━━ DATA TO USE ━━

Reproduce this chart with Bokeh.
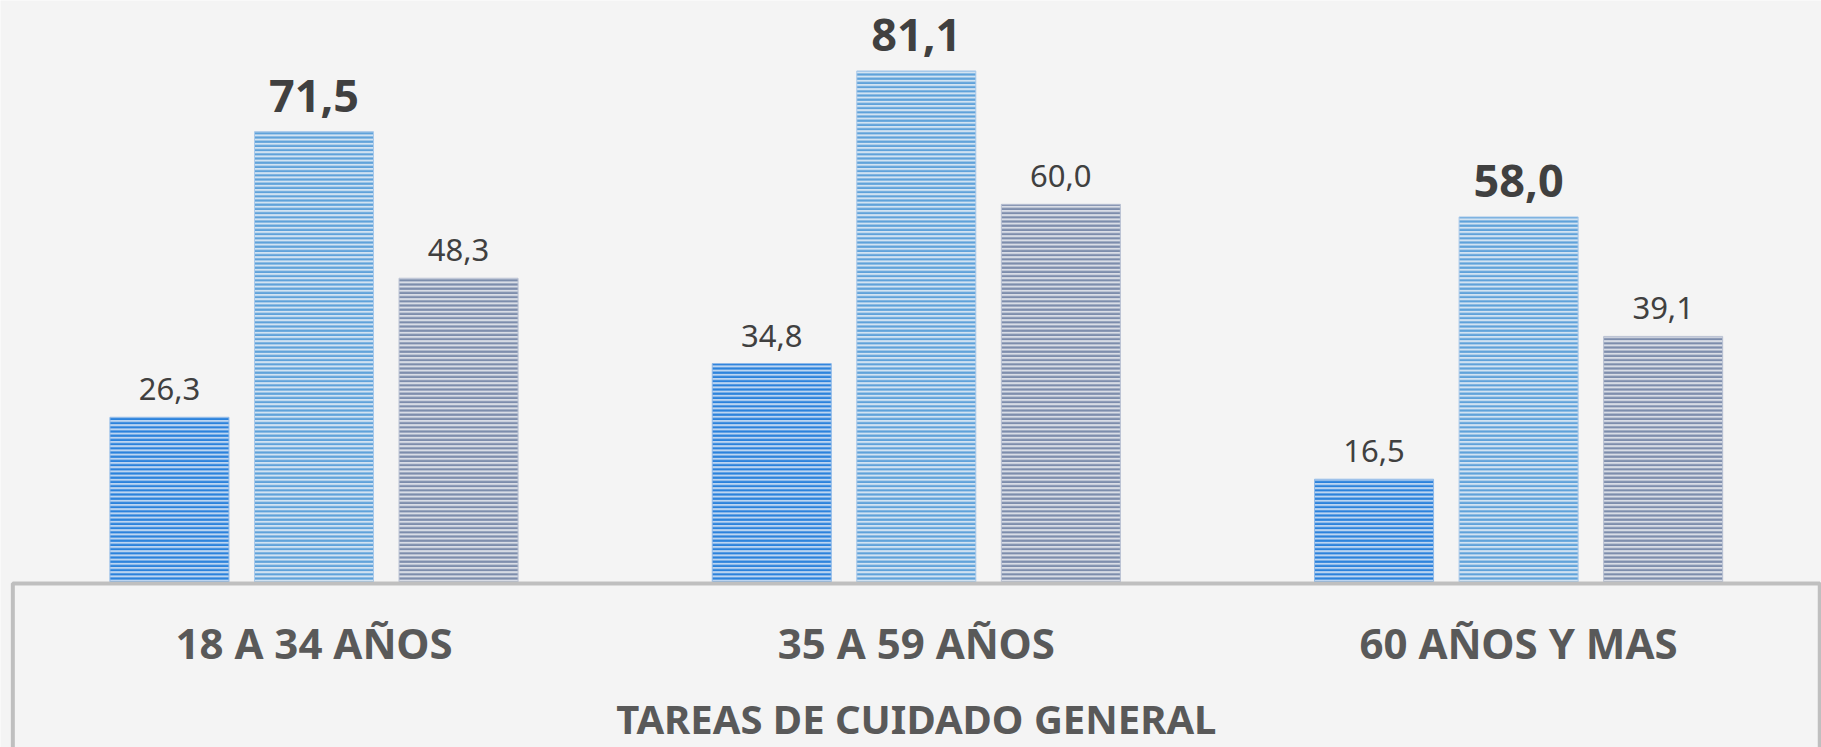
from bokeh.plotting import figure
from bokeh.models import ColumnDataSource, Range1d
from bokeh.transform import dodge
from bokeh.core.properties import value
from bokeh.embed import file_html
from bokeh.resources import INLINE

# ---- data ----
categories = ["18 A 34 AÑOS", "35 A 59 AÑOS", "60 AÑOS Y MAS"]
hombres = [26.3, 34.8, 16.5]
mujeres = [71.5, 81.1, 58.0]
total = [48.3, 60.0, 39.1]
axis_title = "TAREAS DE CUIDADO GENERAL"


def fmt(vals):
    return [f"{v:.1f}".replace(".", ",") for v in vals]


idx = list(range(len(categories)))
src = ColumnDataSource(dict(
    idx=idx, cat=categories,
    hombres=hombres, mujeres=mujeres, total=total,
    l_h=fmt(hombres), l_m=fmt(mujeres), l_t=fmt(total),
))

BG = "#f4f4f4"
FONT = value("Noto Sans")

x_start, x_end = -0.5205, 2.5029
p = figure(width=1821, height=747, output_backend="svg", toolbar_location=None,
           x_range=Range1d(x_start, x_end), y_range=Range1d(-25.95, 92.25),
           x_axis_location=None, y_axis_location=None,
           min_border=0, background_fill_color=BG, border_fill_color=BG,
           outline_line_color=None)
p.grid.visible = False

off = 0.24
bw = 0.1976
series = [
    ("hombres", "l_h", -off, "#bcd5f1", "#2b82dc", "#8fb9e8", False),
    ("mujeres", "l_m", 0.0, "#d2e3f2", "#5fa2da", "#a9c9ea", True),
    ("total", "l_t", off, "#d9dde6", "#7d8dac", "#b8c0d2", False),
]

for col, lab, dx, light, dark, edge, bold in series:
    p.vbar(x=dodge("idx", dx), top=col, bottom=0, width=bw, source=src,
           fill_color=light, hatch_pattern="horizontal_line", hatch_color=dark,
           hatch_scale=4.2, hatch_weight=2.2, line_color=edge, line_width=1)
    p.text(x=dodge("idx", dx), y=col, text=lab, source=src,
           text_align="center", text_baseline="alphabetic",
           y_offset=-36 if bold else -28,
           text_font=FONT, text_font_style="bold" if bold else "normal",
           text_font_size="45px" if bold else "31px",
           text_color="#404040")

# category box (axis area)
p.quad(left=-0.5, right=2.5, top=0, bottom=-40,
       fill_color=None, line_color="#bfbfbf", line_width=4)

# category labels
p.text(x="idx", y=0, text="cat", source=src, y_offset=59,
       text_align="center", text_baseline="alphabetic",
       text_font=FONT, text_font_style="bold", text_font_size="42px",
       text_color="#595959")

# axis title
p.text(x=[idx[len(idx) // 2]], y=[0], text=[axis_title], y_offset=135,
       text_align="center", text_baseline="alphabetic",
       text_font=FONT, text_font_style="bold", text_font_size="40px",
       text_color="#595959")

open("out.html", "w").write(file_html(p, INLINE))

━━━
━━ DATA TO USE ━━

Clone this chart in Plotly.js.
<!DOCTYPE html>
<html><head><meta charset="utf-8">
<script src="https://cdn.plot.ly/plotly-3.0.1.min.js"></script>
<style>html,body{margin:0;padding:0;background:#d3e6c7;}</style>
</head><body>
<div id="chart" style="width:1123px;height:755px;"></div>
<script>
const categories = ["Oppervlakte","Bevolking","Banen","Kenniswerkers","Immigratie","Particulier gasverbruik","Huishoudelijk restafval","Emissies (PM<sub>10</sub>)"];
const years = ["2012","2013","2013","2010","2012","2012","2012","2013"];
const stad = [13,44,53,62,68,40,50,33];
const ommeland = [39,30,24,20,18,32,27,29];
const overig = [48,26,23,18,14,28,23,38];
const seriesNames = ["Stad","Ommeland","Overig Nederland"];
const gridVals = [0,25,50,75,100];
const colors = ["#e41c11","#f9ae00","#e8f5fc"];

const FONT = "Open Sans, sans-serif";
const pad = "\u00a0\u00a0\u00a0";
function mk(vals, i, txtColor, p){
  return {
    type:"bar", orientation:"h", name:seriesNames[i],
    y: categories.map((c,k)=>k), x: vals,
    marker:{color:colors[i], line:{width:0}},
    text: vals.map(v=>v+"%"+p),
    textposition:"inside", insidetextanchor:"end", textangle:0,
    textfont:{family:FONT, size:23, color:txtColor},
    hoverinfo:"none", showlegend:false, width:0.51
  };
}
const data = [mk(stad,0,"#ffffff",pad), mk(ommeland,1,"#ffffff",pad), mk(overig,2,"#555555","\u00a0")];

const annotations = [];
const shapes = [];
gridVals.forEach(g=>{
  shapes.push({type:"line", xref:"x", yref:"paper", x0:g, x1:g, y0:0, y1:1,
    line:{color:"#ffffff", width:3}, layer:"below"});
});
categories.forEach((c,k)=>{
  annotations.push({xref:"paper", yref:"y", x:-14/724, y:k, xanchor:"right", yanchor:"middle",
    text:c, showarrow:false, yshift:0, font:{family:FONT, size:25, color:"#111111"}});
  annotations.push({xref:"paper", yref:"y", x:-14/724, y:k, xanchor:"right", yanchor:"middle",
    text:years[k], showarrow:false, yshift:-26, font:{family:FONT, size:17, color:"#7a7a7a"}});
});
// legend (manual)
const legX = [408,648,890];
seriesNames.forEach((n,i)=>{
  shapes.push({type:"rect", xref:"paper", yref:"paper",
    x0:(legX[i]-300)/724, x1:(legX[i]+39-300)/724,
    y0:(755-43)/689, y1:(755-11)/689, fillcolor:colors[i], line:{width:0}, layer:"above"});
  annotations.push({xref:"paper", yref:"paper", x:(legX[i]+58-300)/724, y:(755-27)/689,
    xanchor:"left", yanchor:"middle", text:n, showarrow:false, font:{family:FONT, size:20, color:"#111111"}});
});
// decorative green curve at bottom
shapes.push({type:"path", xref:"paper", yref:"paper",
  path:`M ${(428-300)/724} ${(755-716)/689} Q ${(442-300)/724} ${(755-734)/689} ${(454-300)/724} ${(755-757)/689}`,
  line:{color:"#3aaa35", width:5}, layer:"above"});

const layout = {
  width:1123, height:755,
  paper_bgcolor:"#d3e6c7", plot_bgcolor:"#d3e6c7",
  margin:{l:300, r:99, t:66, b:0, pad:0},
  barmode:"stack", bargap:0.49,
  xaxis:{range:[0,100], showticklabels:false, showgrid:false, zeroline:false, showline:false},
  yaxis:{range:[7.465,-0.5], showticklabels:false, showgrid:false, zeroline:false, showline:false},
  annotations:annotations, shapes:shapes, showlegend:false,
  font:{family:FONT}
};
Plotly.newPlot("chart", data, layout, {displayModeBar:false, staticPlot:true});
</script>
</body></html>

━━━

§ **TASK PROMPT**
Of the lines in the material, how many contain the word "chart"? Reply with the number and nothing else.

§ **RESPONSE BELOW**
4